Scientifica Career Insights: Reetu Santa, Operations Director
Reetu shares how her career has developed and how she has progressed into different roles at Scientifica. She also shares how her day-to-day work has changed and how her team have adapted to continue supporting customers during Covid-19, giving insight into how the team's way of working could change in the future.
1. Can you describe a normal day at work prior to the Covid-19 pandemic?
My day always started (and ended) with a 50 minute - 1 hour commute to the Maidenhead Manufacturing Unit. Therein, the day was busy with people, customer orders, issues to resolve, stock, communication, maybe the odd Teams meeting, but I had most of my meetings on a Thursday when I visited the offices in Uckfield. We typically had 17 people working on site pre-Covid.
2. What do you enjoy most about your role?
The variety, the engineering, the people I work with and supporting our customers – it is nice to see positive results at the end of a job. The challenges in the role are diverse, keeping me on my toes, from product quality, logistics, people planning and management, future strategy. Ultimately, I am always driving myself and the team to be their best; I am what they call a restless leader.
3. How has your role developed while working at Scientifica?
I joined as Production Manager in 2017, progressing to Head of Production Operations and then Operations Director, which I was appointed as in Jan 2020 – just before Covid changed the way we work! With each role I have been given the opportunity to engage more with the wider Scientifica team and our customers.

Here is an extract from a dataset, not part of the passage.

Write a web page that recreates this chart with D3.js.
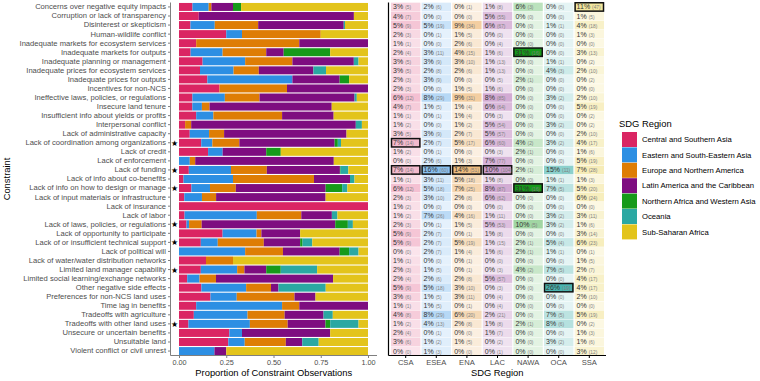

4. How has your way of working changed this year?
I have always worked in manufacturing, therefore always reporting into the factory for my working day and seeing my team face-to-face. This year was a huge change for me as I have at times had no choice but to work remotely to maintain social distancing in the workplace. This meant that my conventional ways of managing the workplace and my team were no longer possible; I had a sense of abandoning my team whilst I worked from home and they worked from the factory ☹. There was always supervisory management in the factory and I have built up a huge amount of trust and respect for individuals that really have risen to the challenge in a mature and professional way, this has been one of the silver linings through the pandemic.
5. What lessons have you learnt since working remotely?
It is important to be comfortable with change and not get too set in certain ways of working. I have found that those who can adapt, be flexible and agile have been the happiest and most productive throughout this time.
6. How has your department adapted to the new ways of working?
I will be honest and say that whilst 90% adapted very well and the teamwork flourished with fantastic results on productivity, some individuals struggled with the change and adapting to a new way of working. Like any situation, everyone works at a different pace and as a manager I must be patient and supportive. I am pleased to say that we continued to manufacture safely and meet sales order demand throughout. We are still trying to find new processes and ways of working for some trickier parts of our business, like installations on customer sites. Again, we may have adapted for now but the team are now better prepared to adapt again in the future.
7. Do you think any of the changes will be here to stay?
Yes - we know that some parts of the Operations team, like planning, buying, production engineering and some managers can work effectively from home, and in fact their productivity improves somewhat by having less interruptions. The balance has been proven and tested to be successful. I also think that having seen some processes more closely in operations, there are other opportunities for improvement, like going paperless and cross-trained team members.
8. What are you looking forward to about returning to more ‘normal’ ways of working?
I enjoy interacting with people and building strong working relationships, sometimes that is not possible unless the occasional face-to-face meeting happens. I am also a very visual person and evaluate if Operations is winning/losing not by looking at my PC, but by looking around our operational workplaces – the work environment tells a story.